Drop every picture, then transcribe the remaining data exactly.

Source data ::
****************

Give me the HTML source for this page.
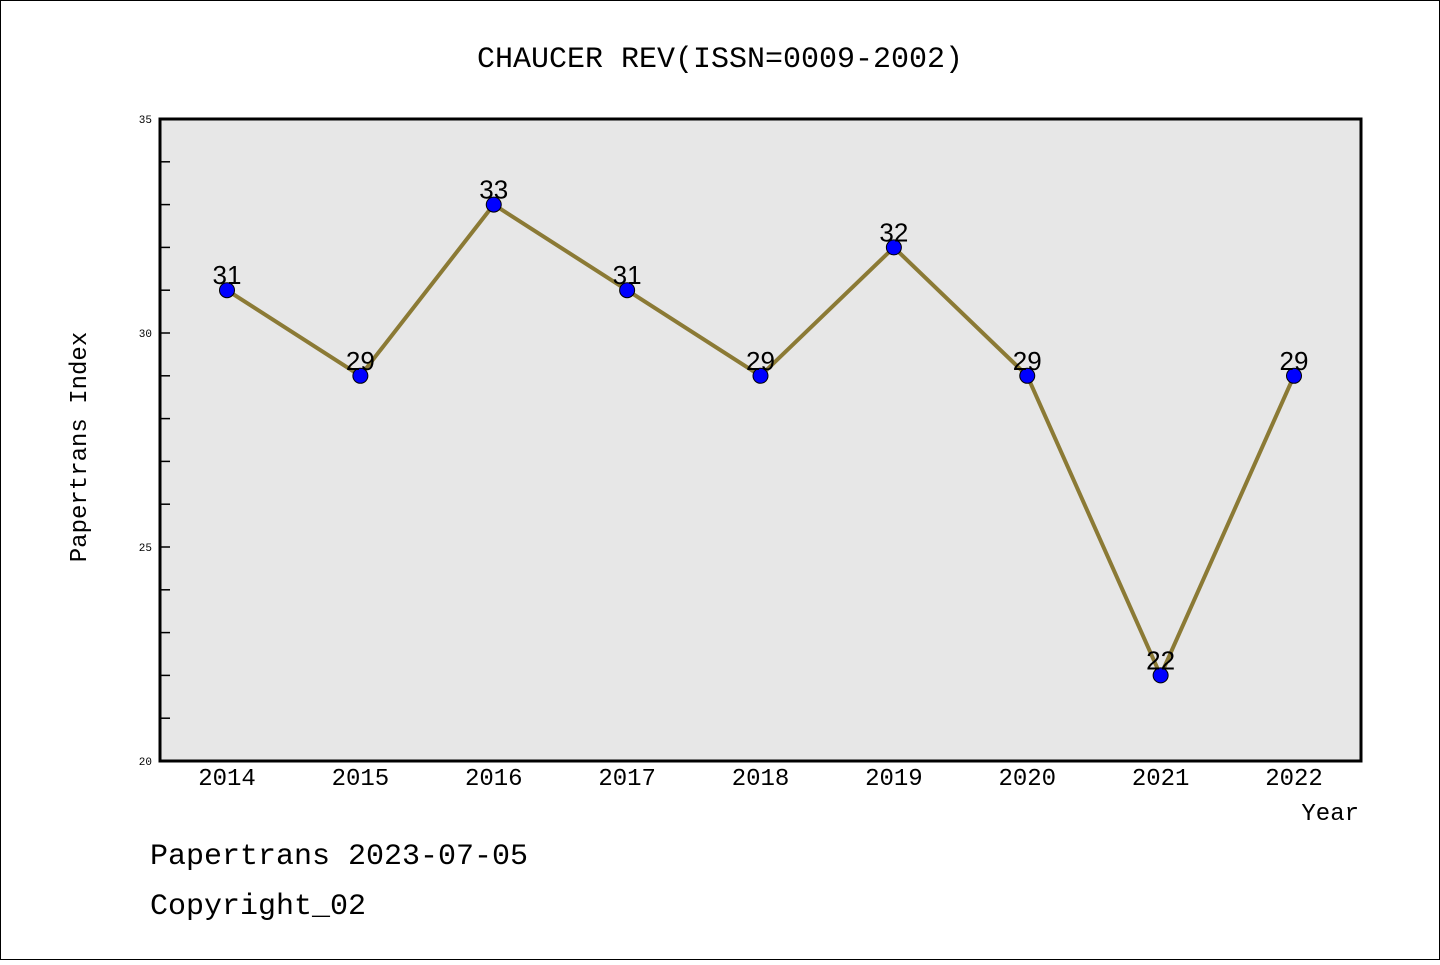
<!DOCTYPE html>
<html><head><meta charset="utf-8"><style>
body{margin:0;background:#fff}
svg text{font-family:"WenQuanYi Zen Hei","Liberation Mono",monospace}
</style></head><body>
<svg width="1440" height="960" xmlns="http://www.w3.org/2000/svg">
<rect x="0.5" y="0.5" width="1439" height="959" fill="#fff" stroke="#000"/>
<text x="720" y="67" font-size="30" text-anchor="middle">CHAUCER REV(ISSN=0009-2002)</text>
<rect x="160" y="119" width="1201" height="642" fill="#e7e7e7" stroke="#000" stroke-width="3"/>
<g id="axes"></g>
<g id="series"></g>
<text x="86" y="447" font-size="24" text-anchor="middle" transform="rotate(-90 86 447)">Papertrans Index</text>
<text x="1359" y="820" font-size="24" text-anchor="end">Year</text>
<text x="150" y="864" font-size="30">Papertrans 2023-07-05</text>
<text x="150" y="914" font-size="30">Copyright_02</text>
</svg>
<script>
const years=["2014","2015","2016","2017","2018","2019","2020","2021","2022"];
const values=[31,29,33,31,29,32,29,22,29];
const yTicks=[20,25,30,35];
const NS="http://www.w3.org/2000/svg";
const x=i=>227+i*(1294-227)/(years.length-1);
const y=v=>761-(v-20)*(761-119)/15;
function mk(t,a,p){const e=document.createElementNS(NS,t);for(const k in a)e.setAttribute(k,a[k]);p.appendChild(e);return e;}
const ax=document.getElementById('axes'),se=document.getElementById('series');
for(let v=21;v<35;v++){const l=mk('line',{x1:160,x2:170,y1:y(v),y2:y(v),stroke:'#000','stroke-width':1.5},ax);

}
yTicks.forEach(v=>{const t=mk('text',{x:152,y:y(v)+4,'font-size':11,'text-anchor':'end',fill:'#000'},ax);t.textContent=v;

});
years.forEach((yr,i)=>{const t=mk('text',{x:x(i),y:785,'font-size':24,'text-anchor':'middle'},ax);t.textContent=yr;

});
const pl=mk('polyline',{points:values.map((v,i)=>x(i)+','+y(v)).join(' '),fill:'none',stroke:'#8b7a35','stroke-width':4},se);


values.forEach((v,i)=>{const c=mk('circle',{cx:x(i),cy:y(v),r:7.5,fill:'#0000ff',stroke:'#000','stroke-width':1},se);


const t=mk('text',{x:x(i),y:y(v)-6,'font-size':26,'text-anchor':'middle',fill:'#000'},se);t.textContent=v;t.style.fontFamily='"Liberation Sans",sans-serif';

});
</script>
</body></html>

****************

Task result ::
Give me the HTML source for this page.
<!DOCTYPE html>
<html><head><meta charset="utf-8"><style>
body{margin:0;background:#fff}
svg text{font-family:"WenQuanYi Zen Hei","Liberation Mono",monospace}
</style></head><body>
<svg width="1440" height="960" xmlns="http://www.w3.org/2000/svg">
<rect x="0.5" y="0.5" width="1439" height="959" fill="#fff" stroke="#000"/>
<text x="720" y="67" font-size="30" text-anchor="middle">CHAUCER REV(ISSN=0009-2002)</text>
<rect x="160" y="119" width="1201" height="642" fill="#e7e7e7" stroke="#000" stroke-width="3"/>
<g id="axes"></g>
<g id="series"></g>
<text x="86" y="447" font-size="24" text-anchor="middle" transform="rotate(-90 86 447)">Papertrans Index</text>
<text x="1359" y="820" font-size="24" text-anchor="end">Year</text>
<text x="150" y="864" font-size="30">Papertrans 2023-07-05</text>
<text x="150" y="914" font-size="30">Copyright_02</text>
</svg>
<script>
const years=["2014","2015","2016","2017","2018","2019","2020","2021","2022"];
const values=[31,29,33,31,29,32,29,22,29];
const yTicks=[20,25,30,35];
const NS="http://www.w3.org/2000/svg";
const x=i=>227+i*(1294-227)/(years.length-1);
const y=v=>761-(v-20)*(761-119)/15;
function mk(t,a,p){const e=document.createElementNS(NS,t);for(const k in a)e.setAttribute(k,a[k]);p.appendChild(e);return e;}
const ax=document.getElementById('axes'),se=document.getElementById('series');
for(let v=21;v<35;v++){const l=mk('line',{x1:160,x2:170,y1:y(v),y2:y(v),stroke:'#000','stroke-width':1.5},ax);

}
yTicks.forEach(v=>{const t=mk('text',{x:152,y:y(v)+4,'font-size':11,'text-anchor':'end',fill:'#000'},ax);t.textContent=v;

});
years.forEach((yr,i)=>{const t=mk('text',{x:x(i),y:785,'font-size':24,'text-anchor':'middle'},ax);t.textContent=yr;

});
const pl=mk('polyline',{points:values.map((v,i)=>x(i)+','+y(v)).join(' '),fill:'none',stroke:'#8b7a35','stroke-width':4},se);


values.forEach((v,i)=>{const c=mk('circle',{cx:x(i),cy:y(v),r:7.5,fill:'#0000ff',stroke:'#000','stroke-width':1},se);


const t=mk('text',{x:x(i),y:y(v)-6,'font-size':26,'text-anchor':'middle',fill:'#000'},se);t.textContent=v;t.style.fontFamily='"Liberation Sans",sans-serif';

});
</script>
</body></html>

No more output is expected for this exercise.